Things can get a little crazy on the most rock'n'roll night of the year
More than any other awards show, the VO5 NME Awards is known for getting messy. We dread to think what the organisers of the ceremony back in the ’50s and ’60s would make of some of the things that go on these days – crashing tables, turning up in fancy dress, and having to be taken to hospital twice in one night would never happen on their watch.
What will we be adding to this list after the 2018 ceremony? Who knows, but you can have a front row seat by purchasing your tickets for the Vo5 NME Awards 2018, which takes place at the O2 Academy Brixton on February 14, here.
Back in the day, the NME Awards was a lot more straight-laced than the carnage that goes on now, meaning for far less weird and wild occurrences. One pretty mad thing went down in 1966, though – The Beatles, biggest band in the world, did their last ever UK live performance at our bash. How nice of them.

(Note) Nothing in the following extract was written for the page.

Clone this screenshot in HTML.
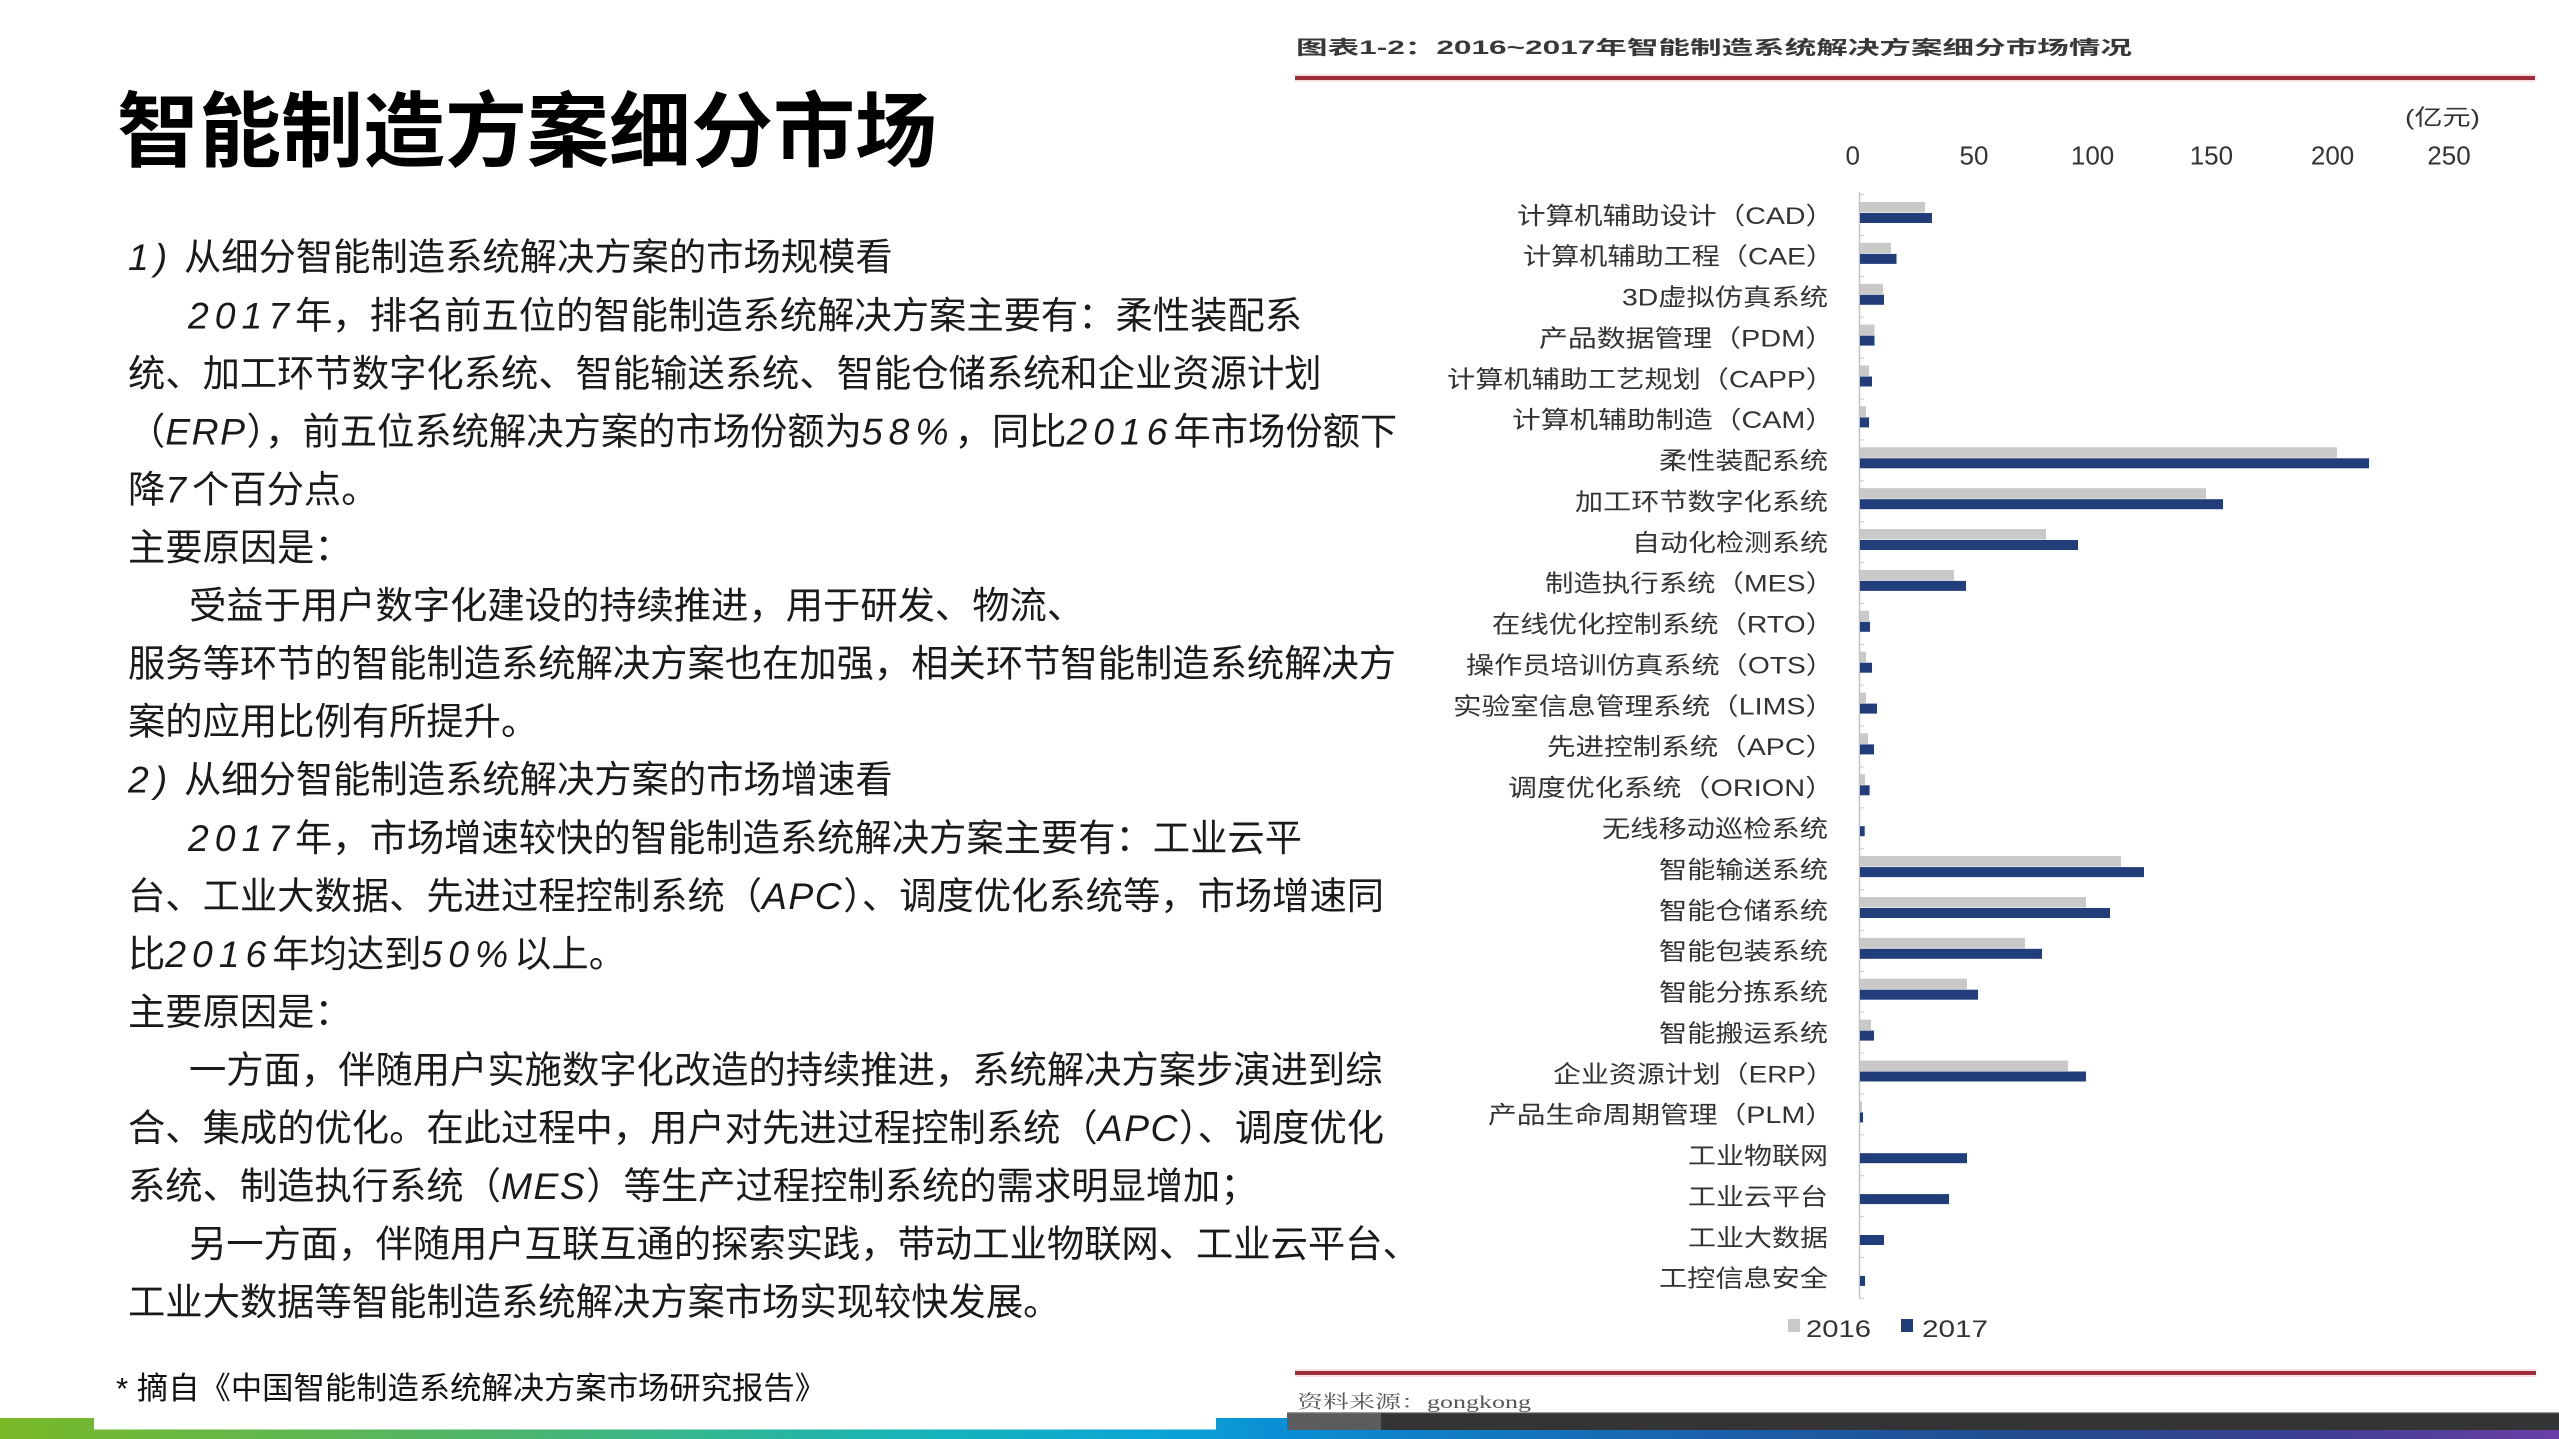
<!DOCTYPE html>
<html>
<head>
<meta charset="utf-8">
<style>
  html,body{margin:0;padding:0;background:#fff;}
  body{width:2559px;height:1439px;overflow:hidden;position:relative;}
  svg{position:absolute;left:0;top:0;}
  .b{font-family:"Liberation Sans","Noto Sans CJK SC",sans-serif;font-size:37.3px;fill:#1a1a1a;}
  .s{font-family:"Liberation Sans",sans-serif;font-style:italic;letter-spacing:6px;}
  .sl{font-family:"Liberation Sans",sans-serif;font-style:italic;letter-spacing:1.5px;}
  .lab{font-family:"Liberation Sans","Noto Sans CJK SC",sans-serif;font-size:24px;fill:#333;}
  .tk{font-family:"Liberation Sans",sans-serif;font-size:26px;fill:#333;}
  .lg{font-family:"Liberation Sans",sans-serif;font-size:24px;fill:#333;}
</style>
</head>
<body>
<svg width="2559" height="1439" viewBox="0 0 2559 1439" xmlns="http://www.w3.org/2000/svg">
  <defs>
    <linearGradient id="gb" x1="0" y1="0" x2="1" y2="0">
      <stop offset="0" stop-color="#7ab828"/>
      <stop offset="0.2" stop-color="#4cb66e"/>
      <stop offset="0.35" stop-color="#19b5b5"/>
      <stop offset="0.45" stop-color="#0aa6d6"/>
      <stop offset="0.5" stop-color="#0a8fd4"/>
      <stop offset="0.67" stop-color="#1b60aa"/>
      <stop offset="0.8" stop-color="#224a8c"/>
      <stop offset="0.9" stop-color="#3c3f92"/>
      <stop offset="1" stop-color="#6a3fa5"/>
    </linearGradient>
  </defs>

  <!-- Slide title -->
  <text x="117" y="160" font-family="'Liberation Sans','Noto Sans CJK SC',sans-serif" font-size="82" font-weight="bold" fill="#000">智能制造方案细分市场</text>

  <!-- Body text -->
  <text class="b" x="128" y="270.2"><tspan class="s">1)</tspan><tspan x="184">从细分智能制造系统解决方案的市场规模看</tspan></text>
  <text class="b" x="188" y="328.3"><tspan class="s">2017</tspan>年，排名前五位的智能制造系统解决方案主要有：柔性装配系</text>
  <text class="b" x="128" y="386.3">统、加工环节数字化系统、智能输送系统、智能仓储系统和企业资源计划</text>
  <text class="b" x="128" y="444.4">（<tspan class="sl">ERP</tspan>），前五位系统解决方案的市场份额为<tspan class="s">58%</tspan>，同比<tspan class="s">2016</tspan>年市场份额下</text>
  <text class="b" x="128" y="502.4">降<tspan class="s">7</tspan>个百分点。</text>
  <text class="b" x="128" y="560.5">主要原因是：</text>
  <text class="b" x="189" y="618.6">受益于用户数字化建设的持续推进，用于研发、物流、</text>
  <text class="b" x="128" y="676.6">服务等环节的智能制造系统解决方案也在加强，相关环节智能制造系统解决方</text>
  <text class="b" x="128" y="734.7">案的应用比例有所提升。</text>
  <text class="b" x="128" y="792.7"><tspan class="s">2)</tspan><tspan x="184">从细分智能制造系统解决方案的市场增速看</tspan></text>
  <text class="b" x="188" y="850.8"><tspan class="s">2017</tspan>年，市场增速较快的智能制造系统解决方案主要有：工业云平</text>
  <text class="b" x="128" y="908.9">台、工业大数据、先进过程控制系统（<tspan class="sl">APC</tspan>）、调度优化系统等，市场增速同</text>
  <text class="b" x="128" y="966.9">比<tspan class="s">2016</tspan>年均达到<tspan class="s">50%</tspan>以上。</text>
  <text class="b" x="128" y="1025">主要原因是：</text>
  <text class="b" x="189" y="1083">一方面，伴随用户实施数字化改造的持续推进，系统解决方案步演进到综</text>
  <text class="b" x="128" y="1141.1">合、集成的优化。在此过程中，用户对先进过程控制系统（<tspan class="sl">APC</tspan>）、调度优化</text>
  <text class="b" x="128" y="1199.2">系统、制造执行系统（<tspan class="sl">MES</tspan>）等生产过程控制系统的需求明显增加；</text>
  <text class="b" x="189" y="1257.2">另一方面，伴随用户互联互通的探索实践，带动工业物联网、工业云平台、</text>
  <text class="b" x="128" y="1315.2">工业大数据等智能制造系统解决方案市场实现较快发展。</text>

  <!-- Footnote -->
  <text x="116" y="1399" font-family="'Liberation Sans','Noto Sans CJK SC',sans-serif" font-size="31" fill="#111" textLength="710" lengthAdjust="spacingAndGlyphs">* 摘自《中国智能制造系统解决方案市场研究报告》</text>

  <!-- Chart title -->
  <text x="1296" y="54" font-family="'Liberation Sans','Noto Sans CJK SC',sans-serif" font-size="19" font-weight="bold" fill="#383838" textLength="836" lengthAdjust="spacingAndGlyphs">图表1-2：2016~2017年智能制造系统解决方案细分市场情况</text>
  <rect x="1295" y="74" width="1240" height="8" fill="#f3c9cd" opacity="0.6"/>
  <rect x="1295" y="76" width="1240" height="4" fill="#9d2f3c"/>

  <!-- unit -->
  <text x="2405" y="125" font-family="'Liberation Sans','Noto Sans CJK SC',sans-serif" font-size="22" fill="#333" textLength="75" lengthAdjust="spacingAndGlyphs">(亿元)</text>

  <!-- tick labels -->
  <text class="tk" x="1852.7" y="164.5" text-anchor="middle">0</text>
  <text class="tk" x="1974" y="164.5" text-anchor="middle">50</text>
  <text class="tk" x="2092.6" y="164.5" text-anchor="middle">100</text>
  <text class="tk" x="2211.4" y="164.5" text-anchor="middle">150</text>
  <text class="tk" x="2332.6" y="164.5" text-anchor="middle">200</text>
  <text class="tk" x="2449" y="164.5" text-anchor="middle">250</text>

  <!-- axis -->
  <line x1="1859.5" y1="192" x2="1859.5" y2="1298" stroke="#c2c2c2" stroke-width="1.5"/>
  <g stroke="#d0d0d0" stroke-width="1.2">
    <line x1="1859" y1="194.6" x2="1864" y2="194.6"/>
    <line x1="1859" y1="235.5" x2="1864" y2="235.5"/>
    <line x1="1859" y1="276.4" x2="1864" y2="276.4"/>
    <line x1="1859" y1="317.2" x2="1864" y2="317.2"/>
    <line x1="1859" y1="358.1" x2="1864" y2="358.1"/>
    <line x1="1859" y1="399.0" x2="1864" y2="399.0"/>
    <line x1="1859" y1="439.9" x2="1864" y2="439.9"/>
    <line x1="1859" y1="480.8" x2="1864" y2="480.8"/>
    <line x1="1859" y1="521.6" x2="1864" y2="521.6"/>
    <line x1="1859" y1="562.5" x2="1864" y2="562.5"/>
    <line x1="1859" y1="603.4" x2="1864" y2="603.4"/>
    <line x1="1859" y1="644.3" x2="1864" y2="644.3"/>
    <line x1="1859" y1="685.2" x2="1864" y2="685.2"/>
    <line x1="1859" y1="726.0" x2="1864" y2="726.0"/>
    <line x1="1859" y1="766.9" x2="1864" y2="766.9"/>
    <line x1="1859" y1="807.8" x2="1864" y2="807.8"/>
    <line x1="1859" y1="848.7" x2="1864" y2="848.7"/>
    <line x1="1859" y1="889.6" x2="1864" y2="889.6"/>
    <line x1="1859" y1="930.4" x2="1864" y2="930.4"/>
    <line x1="1859" y1="971.3" x2="1864" y2="971.3"/>
    <line x1="1859" y1="1012.2" x2="1864" y2="1012.2"/>
    <line x1="1859" y1="1053.1" x2="1864" y2="1053.1"/>
    <line x1="1859" y1="1094.0" x2="1864" y2="1094.0"/>
    <line x1="1859" y1="1134.8" x2="1864" y2="1134.8"/>
    <line x1="1859" y1="1175.7" x2="1864" y2="1175.7"/>
    <line x1="1859" y1="1216.6" x2="1864" y2="1216.6"/>
    <line x1="1859" y1="1257.5" x2="1864" y2="1257.5"/>
    <line x1="1859" y1="1298.4" x2="1864" y2="1298.4"/>
  </g>

  <!-- category labels -->
  <g class="lab">
    <text x="1517" y="223.8" textLength="317" lengthAdjust="spacingAndGlyphs">计算机辅助设计（CAD）</text>
    <text x="1523" y="264.7" textLength="311" lengthAdjust="spacingAndGlyphs">计算机辅助工程（CAE）</text>
    <text x="1622" y="305.6" textLength="206" lengthAdjust="spacingAndGlyphs">3D虚拟仿真系统</text>
    <text x="1539" y="346.4" textLength="295" lengthAdjust="spacingAndGlyphs">产品数据管理（PDM）</text>
    <text x="1447" y="387.3" textLength="387" lengthAdjust="spacingAndGlyphs">计算机辅助工艺规划（CAPP）</text>
    <text x="1512" y="428.2" textLength="322" lengthAdjust="spacingAndGlyphs">计算机辅助制造（CAM）</text>
    <text x="1659" y="469.1" textLength="169" lengthAdjust="spacingAndGlyphs">柔性装配系统</text>
    <text x="1575" y="510.0" textLength="253" lengthAdjust="spacingAndGlyphs">加工环节数字化系统</text>
    <text x="1632" y="550.8" textLength="196" lengthAdjust="spacingAndGlyphs">自动化检测系统</text>
    <text x="1545" y="591.7" textLength="289" lengthAdjust="spacingAndGlyphs">制造执行系统（MES）</text>
    <text x="1492" y="632.6" textLength="342" lengthAdjust="spacingAndGlyphs">在线优化控制系统（RTO）</text>
    <text x="1466" y="673.5" textLength="368" lengthAdjust="spacingAndGlyphs">操作员培训仿真系统（OTS）</text>
    <text x="1453" y="714.4" textLength="381" lengthAdjust="spacingAndGlyphs">实验室信息管理系统（LIMS）</text>
    <text x="1547" y="755.2" textLength="287" lengthAdjust="spacingAndGlyphs">先进控制系统（APC）</text>
    <text x="1508" y="796.1" textLength="326" lengthAdjust="spacingAndGlyphs">调度优化系统（ORION）</text>
    <text x="1602" y="837.0" textLength="226" lengthAdjust="spacingAndGlyphs">无线移动巡检系统</text>
    <text x="1659" y="877.9" textLength="169" lengthAdjust="spacingAndGlyphs">智能输送系统</text>
    <text x="1659" y="918.8" textLength="169" lengthAdjust="spacingAndGlyphs">智能仓储系统</text>
    <text x="1659" y="959.6" textLength="169" lengthAdjust="spacingAndGlyphs">智能包装系统</text>
    <text x="1659" y="1000.5" textLength="169" lengthAdjust="spacingAndGlyphs">智能分拣系统</text>
    <text x="1659" y="1041.4" textLength="169" lengthAdjust="spacingAndGlyphs">智能搬运系统</text>
    <text x="1553" y="1082.3" textLength="281" lengthAdjust="spacingAndGlyphs">企业资源计划（ERP）</text>
    <text x="1488" y="1123.2" textLength="346" lengthAdjust="spacingAndGlyphs">产品生命周期管理（PLM）</text>
    <text x="1688" y="1164.0" textLength="140" lengthAdjust="spacingAndGlyphs">工业物联网</text>
    <text x="1688" y="1204.9" textLength="140" lengthAdjust="spacingAndGlyphs">工业云平台</text>
    <text x="1688" y="1245.8" textLength="140" lengthAdjust="spacingAndGlyphs">工业大数据</text>
    <text x="1659" y="1286.7" textLength="169" lengthAdjust="spacingAndGlyphs">工控信息安全</text>
  </g>

  <!-- 2016 bars (gray) -->
  <g fill="#c9c9c9">
    <rect x="1860" y="202.0" width="65" height="10.5"/>
    <rect x="1860" y="242.9" width="31" height="10.5"/>
    <rect x="1860" y="283.8" width="23" height="10.5"/>
    <rect x="1860" y="324.6" width="14.5" height="10.5"/>
    <rect x="1860" y="365.5" width="9" height="10.5"/>
    <rect x="1860" y="406.4" width="6" height="10.5"/>
    <rect x="1860" y="447.3" width="477" height="10.5"/>
    <rect x="1860" y="488.2" width="346" height="10.5"/>
    <rect x="1860" y="529.0" width="186" height="10.5"/>
    <rect x="1860" y="569.9" width="94" height="10.5"/>
    <rect x="1860" y="610.8" width="9" height="10.5"/>
    <rect x="1860" y="651.7" width="6" height="10.5"/>
    <rect x="1860" y="692.6" width="6" height="10.5"/>
    <rect x="1860" y="733.4" width="8" height="10.5"/>
    <rect x="1860" y="774.3" width="5" height="10.5"/>
    <rect x="1860" y="856.1" width="261" height="10.5"/>
    <rect x="1860" y="897.0" width="226" height="10.5"/>
    <rect x="1860" y="937.8" width="165" height="10.5"/>
    <rect x="1860" y="978.7" width="107" height="10.5"/>
    <rect x="1860" y="1019.6" width="11" height="10.5"/>
    <rect x="1860" y="1060.5" width="208" height="10.5"/>
    <rect x="1860" y="1101.4" width="2" height="10.5"/>
  </g>
  <!-- 2017 bars (navy) -->
  <g fill="#213d7a">
    <rect x="1860" y="213.0" width="72" height="10"/>
    <rect x="1860" y="253.9" width="36.5" height="10"/>
    <rect x="1860" y="294.8" width="24" height="10"/>
    <rect x="1860" y="335.6" width="14.5" height="10"/>
    <rect x="1860" y="376.5" width="12" height="10"/>
    <rect x="1860" y="417.4" width="9" height="10"/>
    <rect x="1860" y="458.3" width="509" height="10"/>
    <rect x="1860" y="499.2" width="363" height="10"/>
    <rect x="1860" y="540.0" width="218" height="10"/>
    <rect x="1860" y="580.9" width="106" height="10"/>
    <rect x="1860" y="621.8" width="10" height="10"/>
    <rect x="1860" y="662.7" width="12" height="10"/>
    <rect x="1860" y="703.6" width="17" height="10"/>
    <rect x="1860" y="744.4" width="14" height="10"/>
    <rect x="1860" y="785.3" width="9.6" height="10"/>
    <rect x="1860" y="826.2" width="4.7" height="10"/>
    <rect x="1860" y="867.1" width="284" height="10"/>
    <rect x="1860" y="908.0" width="250" height="10"/>
    <rect x="1860" y="948.8" width="182" height="10"/>
    <rect x="1860" y="989.7" width="118" height="10"/>
    <rect x="1860" y="1030.6" width="14" height="10"/>
    <rect x="1860" y="1071.5" width="226" height="10"/>
    <rect x="1860" y="1112.4" width="3" height="10"/>
    <rect x="1860" y="1153.2" width="107" height="10"/>
    <rect x="1860" y="1194.1" width="89" height="10"/>
    <rect x="1860" y="1235.0" width="24" height="10"/>
    <rect x="1860" y="1275.9" width="5" height="10"/>
  </g>

  <!-- legend -->
  <rect x="1788" y="1319" width="12" height="13" fill="#c9c9c9"/>
  <text class="lg" x="1806" y="1337" textLength="65" lengthAdjust="spacingAndGlyphs">2016</text>
  <rect x="1901" y="1319" width="12" height="13" fill="#213d7a"/>
  <text class="lg" x="1922" y="1337" textLength="66" lengthAdjust="spacingAndGlyphs">2017</text>

  <!-- bottom red rule -->
  <rect x="1295" y="1369" width="1241" height="8" fill="#f3c9cd" opacity="0.6"/>
  <rect x="1295" y="1371" width="1241" height="4" fill="#9d2f3c"/>

  <!-- source -->
  <text x="1297" y="1408" font-family="'Liberation Serif','Noto Serif CJK SC',serif" font-size="18" fill="#555" textLength="234" lengthAdjust="spacingAndGlyphs">资料来源：gongkong</text>

  <!-- bottom bars -->
  <rect x="0" y="1418" width="2559" height="21" fill="url(#gb)"/>
  <rect x="94" y="1418" width="1122" height="11.5" fill="#ffffff"/>
  <rect x="1287" y="1412" width="1272" height="18" fill="#343434"/>
  <rect x="1287" y="1412" width="94" height="18" fill="#5c5c5c"/>
  <rect x="1287" y="1412" width="1272" height="1.2" fill="#9a9a9a"/>
</svg>
</body>
</html>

In 2003, BRMC were awarded the gong for Best Video, and the band dutifully made their way to the stage to collect it as normal. When drummer Nick Jago got to the mic, though, things took a turn. Instead of reeling off thank yous to his label/parents/dog, he instead stood in silence, staring at the audience. For seven minutes. That’s one way to make people remember you.
In 2004, The Libertines collected their Best Band award in true Libertines style – with Pete Doherty and Carl Barat swapping lines from the poem ‘Suicide In The Trenches’. Never has Siegfried Sassoon seemed as edgy.
Russell Brand used his platform as 2006’s host to good-naturedly take the piss out of anyone he could, including Best Music DVD recipient Bob Geldof (collecting for Live 8), who he called “Sir Bobby Gandalf”. Geldof was not impressed, responding: “Russell Brand, what a c**t.” The beef didn’t stop there – when Brand returned to the stage, he quipped: “Really, it’s no surprise that he’s such an expert on famine. He has been dining out on ‘I Don’t Like Mondays’ for 30 years.”
The Cribs frontman took things perhaps a little too far back in 2006 when he threw himself onto the Kaiser Chiefs’ table, and a ton of glasses and bottles in the process. Off he went to hospital to get himself stitched up, before reappearing at the after-party, ever a dedicated servant to the sesh. His enthusiasm turned out to be a little misguided as he was soon seen to be bleeding again and was carted off in another ambulance. Still, we salute his commitment to the night.
Usually, when a band can’t make it to the NME Awards to collect their winnings, they send a video message thanking their fans and apologising for their absence. The Killers, however, turned their VT into a bizarre sketch, featuring three quarters of the band in a barber’s shop with boxing legend Mike Tyson, who constantly interrupts Brandon Flowers’ heartfelt sentiments and gives him a black eye. Watch it here if you fancy a laugh.
Back in 2008, when Dev Hynes was still operating under his Lightspeed Champion moniker, he brought a touch of sci-fi to his awards performance. Not only did he dress up as Darth Vader, but his band also included a big, furry Chewbacca. Don’t believe us? You can watch the performance here.
The tradition of the Godlike Genius recipient performing live to close out the ceremony started with New Order in 2005. Normally, the victor will play a handful of songs to round things off, but trust Foo Fighters to take things further. In 2011, Dave Grohl picked up the ultimate award and then proceeded to play for two hours with his band. Who wouldn’t be delighted to see Foos do a proper, full-length concert somewhere as intimate as O2 Academy Brixton?
Well, their friend did, anyway. The south Londoners popped down the road from their homes to pick up the Philip Hall Radar Award in 2014, but frontman Lias Saoudi barely said a word when he made it on stage. Instead, he left it up to unofficial spokesman Patrick Lyons who told “it like it is” as the singer stood silently next to him. At one point he compared the band to “the wild American prairie” and said they might “just save America with their music”. Even Lias looked slightly bemused.
There’s crashing a table and then there’s crashing a table. During Bring Me The Horizon’s performance at the 2016 event, frontman Oli Sykes ventured off stage to roam amongst the tables. After prowling around for a minute, he eventually chose Coldplay’s table to clamber up on, much to the band’s amusement. Just look at Chris Martin’s face.